[26] See the account of Mr. A. G. Gardiner, Manchester Guardian, Weekly Edition, Feb. 6, 1920, quoted by Norman Angell in "The Fruits of Victory," p. 27: "Suddenly all this elaborate structure of economic life was swept away. Vienna, instead of being the vital center of fifty millions of people, finds itself a derelict city, with a province of six millions. It is cut off from its coal supplies, from its food supplies, from its factories, from everything that means existence. It is enveloped by tariff walls."
[27] "The Fruits of Victory," p. 12, New York, 1921.
[28] Ibid., p. 14.
[29] (George William Russell), "The National Being," p. 167.
CHAPTER VIII
HOW COÖPERATION STRENGTHENS THE COMMUNITY
The greatest improvements in marketing are being effected through coöperation. We have indicated that willingness to work together for the common good and loyalty to this principle are essential for successful coöperative enterprises. As these same attitudes are the basis of community life, it seems obvious that to the extent that membership in coöperative associations becomes general throughout a community, the stronger will be the community life. Indeed, the very etymology of the two words, coöperate—to work together, and community—having in common, indicate that community activities are essentially a form of coöperation—of working together. Inasmuch as coöperative enterprises are rapidly increasing and that they must, therefore, exercise a powerful influence upon community life, it is necessary to gain a clear idea of just what is involved in the principle of coöperation and to what types of organization the term is applicable.

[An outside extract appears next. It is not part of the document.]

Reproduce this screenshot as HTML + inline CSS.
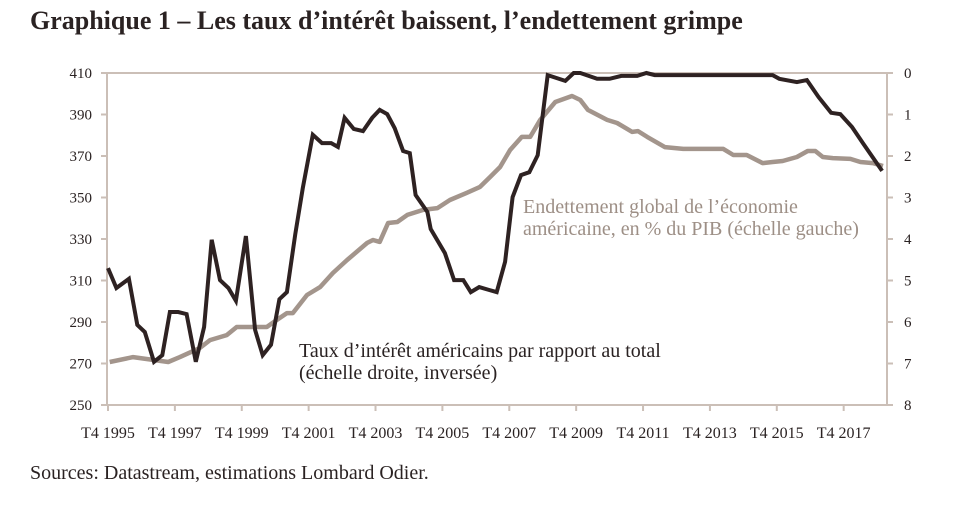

In a general way there has always been a certain amount of coöperation between neighboring farmers in the exchange of work in barn-raisings, threshing, silo-filling, slaughtering, etc. Out of this have grown such coöperative organizations as threshing rings, and groups for the common ownership and use of all sorts of more expensive machinery, the coöperative ownership of sires, cow-test associations, and many other forms of organization for mutual aid in farm operations. All of these are coöperative associations in the common usage of the word coöperation, but in recent years the term has come to have a more technical meaning to denote a form of organization in contrast to the corporation or stock company, which has been the most prevalent type of business organization in recent years.